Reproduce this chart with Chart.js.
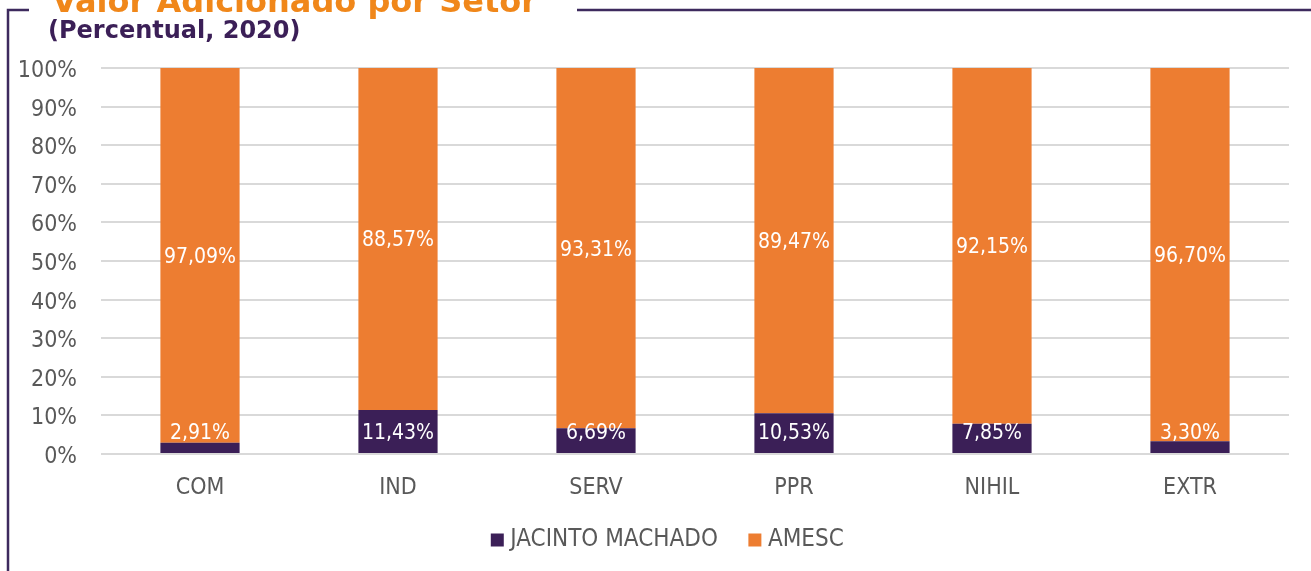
<!DOCTYPE html>
<html>
<head>
<meta charset="utf-8">
<script src="https://cdn.jsdelivr.net/npm/chart.js@4.4.1/dist/chart.umd.min.js"></script>
<style>
  body { margin: 0; background: #ffffff; }
  #wrap { position: relative; width: 1311px; height: 571px; }
</style>
</head>
<body>
<div id="wrap"><canvas id="setorChart"></canvas></div>
<script>
// dados do grafico (percentual, 2020)
const setores = ["COM", "IND", "SERV", "PPR", "NIHIL", "EXTR"];
const jacintoMachado = [2.91, 11.43, 6.69, 10.53, 7.85, 3.30];
const amesc = [97.09, 88.57, 93.31, 89.47, 92.15, 96.70];
const yTicks = [0, 10, 20, 30, 40, 50, 60, 70, 80, 90, 100];

const tituloGrafico = "Valor Adicionado por Setor";
const subtituloGrafico = "(Percentual, 2020)";

const FONTE = "'DejaVu Sans Condensed', 'DejaVu Sans', sans-serif";
const ROXO = "#3b1f57";
const LARANJA = "#ed7d31";
const CINZA = "#595959";

// formata no padrao brasileiro: 97,09%
function formatPct(v) {
    return v.toFixed(2).replace(".", ",") + "%";
}

// moldura e titulo (desenhados antes do grafico)
const molduraPlugin = {
    id: "moldura",
    afterLayout(chart) {
        // libera a area de recorte dos rotulos dos eixos
        chart.scales.y.left = 0;
        chart.scales.x.bottom = chart.height;
    },
    beforeDraw(chart) {
        const ctx = chart.ctx;
        ctx.save();
        ctx.strokeStyle = "#3d2a5e";
        ctx.lineWidth = 2.5;
        ctx.beginPath();
        ctx.moveTo(8, 571);
        ctx.lineTo(8, 10);
        ctx.lineTo(29, 10);
        ctx.moveTo(577, 10);
        ctx.lineTo(1311, 10);
        ctx.stroke();

        ctx.textAlign = "left";
        ctx.textBaseline = "alphabetic";
        ctx.fillStyle = "#f0871a";
        ctx.font = "bold 32px 'DejaVu Sans', sans-serif";
        ctx.fillText(tituloGrafico, 52, 12);

        ctx.fillStyle = ROXO;
        ctx.font = "bold 24px 'DejaVu Sans', sans-serif";
        ctx.fillText(subtituloGrafico, 48, 38);
        ctx.restore();
    }
};

// rotulos de dados no centro de cada segmento
const rotulosPlugin = {
    id: "rotulos",
    afterDatasetsDraw(chart) {
        const ctx = chart.ctx;
        const yScale = chart.scales.y;
        const zero = yScale.getPixelForValue(0);
        ctx.save();
        ctx.font = "21px " + FONTE;
        ctx.fillStyle = "#ffffff";
        ctx.textAlign = "center";
        ctx.textBaseline = "middle";
        chart.data.datasets.forEach((ds, di) => {
            const meta = chart.getDatasetMeta(di);
            meta.data.forEach((bar, i) => {
                let y = (bar.y + bar.base) / 2;
                if (di === 0) y = Math.min(y, zero - 22); // rotulo nao encosta no eixo
                ctx.fillText(formatPct(ds.data[i]), bar.x, y + 2);
            });
        });
        ctx.restore();
    }
};

const ctxSetor = document.getElementById("setorChart").getContext("2d");

new Chart(ctxSetor, {
    type: "bar",
    data: {
        labels: setores,
        datasets: [
            {
                label: "JACINTO MACHADO",
                data: jacintoMachado,
                backgroundColor: ROXO,
                barPercentage: 0.4,
                categoryPercentage: 1.0,
            },
            {
                label: "AMESC",
                data: amesc,
                backgroundColor: LARANJA,
                barPercentage: 0.4,
                categoryPercentage: 1.0,
            },
        ],
    },
    options: {
        responsive: true,
        maintainAspectRatio: false,
        animation: false,
        layout: { padding: { top: 68, right: 22, left: 51, bottom: 9 } },
        plugins: {
            legend: {
                position: "bottom",
                labels: {
                    usePointStyle: true,
                    pointStyle: "rect",
                    boxWidth: 2,
                    boxHeight: 13,
                    padding: 36,
                    color: CINZA,
                    font: { family: FONTE, size: 24 },
                },
            },
            tooltip: { enabled: false },
        },
        scales: {
            x: {
                stacked: true,
                afterFit(scale) { scale.height = 38; },
                grid: { display: false, drawTicks: false },
                border: { display: false },
                ticks: { color: CINZA, padding: 20, font: { family: FONTE, size: 23 } },
            },
            y: {
                stacked: true,
                min: 0,
                max: 100,
                afterFit(scale) { scale.width = 50; },
                afterBuildTicks(scale) { scale.ticks = yTicks.map(v => ({ value: v })); },
                grid: { color: "#d9d9d9", lineWidth: 2, drawTicks: false },
                border: { display: false },
                ticks: {
                    color: CINZA,
                    padding: 24,
                    labelOffset: 3,
                    font: { family: FONTE, size: 23 },
                    callback: v => v + "%",
                },
            },
        },
    },
    plugins: [molduraPlugin, rotulosPlugin],
});
</script>
</body>
</html>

### WHAT YOU ARE ASKED TO DO
With the pictures left out, transcribe the material exactly.

### PROBLEM SOLUTION
Reproduce this chart with Chart.js.
<!DOCTYPE html>
<html>
<head>
<meta charset="utf-8">
<script src="https://cdn.jsdelivr.net/npm/chart.js@4.4.1/dist/chart.umd.min.js"></script>
<style>
  body { margin: 0; background: #ffffff; }
  #wrap { position: relative; width: 1311px; height: 571px; }
</style>
</head>
<body>
<div id="wrap"><canvas id="setorChart"></canvas></div>
<script>
// dados do grafico (percentual, 2020)
const setores = ["COM", "IND", "SERV", "PPR", "NIHIL", "EXTR"];
const jacintoMachado = [2.91, 11.43, 6.69, 10.53, 7.85, 3.30];
const amesc = [97.09, 88.57, 93.31, 89.47, 92.15, 96.70];
const yTicks = [0, 10, 20, 30, 40, 50, 60, 70, 80, 90, 100];

const tituloGrafico = "Valor Adicionado por Setor";
const subtituloGrafico = "(Percentual, 2020)";

const FONTE = "'DejaVu Sans Condensed', 'DejaVu Sans', sans-serif";
const ROXO = "#3b1f57";
const LARANJA = "#ed7d31";
const CINZA = "#595959";

// formata no padrao brasileiro: 97,09%
function formatPct(v) {
    return v.toFixed(2).replace(".", ",") + "%";
}

// moldura e titulo (desenhados antes do grafico)
const molduraPlugin = {
    id: "moldura",
    afterLayout(chart) {
        // libera a area de recorte dos rotulos dos eixos
        chart.scales.y.left = 0;
        chart.scales.x.bottom = chart.height;
    },
    beforeDraw(chart) {
        const ctx = chart.ctx;
        ctx.save();
        ctx.strokeStyle = "#3d2a5e";
        ctx.lineWidth = 2.5;
        ctx.beginPath();
        ctx.moveTo(8, 571);
        ctx.lineTo(8, 10);
        ctx.lineTo(29, 10);
        ctx.moveTo(577, 10);
        ctx.lineTo(1311, 10);
        ctx.stroke();

        ctx.textAlign = "left";
        ctx.textBaseline = "alphabetic";
        ctx.fillStyle = "#f0871a";
        ctx.font = "bold 32px 'DejaVu Sans', sans-serif";
        ctx.fillText(tituloGrafico, 52, 12);

        ctx.fillStyle = ROXO;
        ctx.font = "bold 24px 'DejaVu Sans', sans-serif";
        ctx.fillText(subtituloGrafico, 48, 38);
        ctx.restore();
    }
};

// rotulos de dados no centro de cada segmento
const rotulosPlugin = {
    id: "rotulos",
    afterDatasetsDraw(chart) {
        const ctx = chart.ctx;
        const yScale = chart.scales.y;
        const zero = yScale.getPixelForValue(0);
        ctx.save();
        ctx.font = "21px " + FONTE;
        ctx.fillStyle = "#ffffff";
        ctx.textAlign = "center";
        ctx.textBaseline = "middle";
        chart.data.datasets.forEach((ds, di) => {
            const meta = chart.getDatasetMeta(di);
            meta.data.forEach((bar, i) => {
                let y = (bar.y + bar.base) / 2;
                if (di === 0) y = Math.min(y, zero - 22); // rotulo nao encosta no eixo
                ctx.fillText(formatPct(ds.data[i]), bar.x, y + 2);
            });
        });
        ctx.restore();
    }
};

const ctxSetor = document.getElementById("setorChart").getContext("2d");

new Chart(ctxSetor, {
    type: "bar",
    data: {
        labels: setores,
        datasets: [
            {
                label: "JACINTO MACHADO",
                data: jacintoMachado,
                backgroundColor: ROXO,
                barPercentage: 0.4,
                categoryPercentage: 1.0,
            },
            {
                label: "AMESC",
                data: amesc,
                backgroundColor: LARANJA,
                barPercentage: 0.4,
                categoryPercentage: 1.0,
            },
        ],
    },
    options: {
        responsive: true,
        maintainAspectRatio: false,
        animation: false,
        layout: { padding: { top: 68, right: 22, left: 51, bottom: 9 } },
        plugins: {
            legend: {
                position: "bottom",
                labels: {
                    usePointStyle: true,
                    pointStyle: "rect",
                    boxWidth: 2,
                    boxHeight: 13,
                    padding: 36,
                    color: CINZA,
                    font: { family: FONTE, size: 24 },
                },
            },
            tooltip: { enabled: false },
        },
        scales: {
            x: {
                stacked: true,
                afterFit(scale) { scale.height = 38; },
                grid: { display: false, drawTicks: false },
                border: { display: false },
                ticks: { color: CINZA, padding: 20, font: { family: FONTE, size: 23 } },
            },
            y: {
                stacked: true,
                min: 0,
                max: 100,
                afterFit(scale) { scale.width = 50; },
                afterBuildTicks(scale) { scale.ticks = yTicks.map(v => ({ value: v })); },
                grid: { color: "#d9d9d9", lineWidth: 2, drawTicks: false },
                border: { display: false },
                ticks: {
                    color: CINZA,
                    padding: 24,
                    labelOffset: 3,
                    font: { family: FONTE, size: 23 },
                    callback: v => v + "%",
                },
            },
        },
    },
    plugins: [molduraPlugin, rotulosPlugin],
});
</script>
</body>
</html>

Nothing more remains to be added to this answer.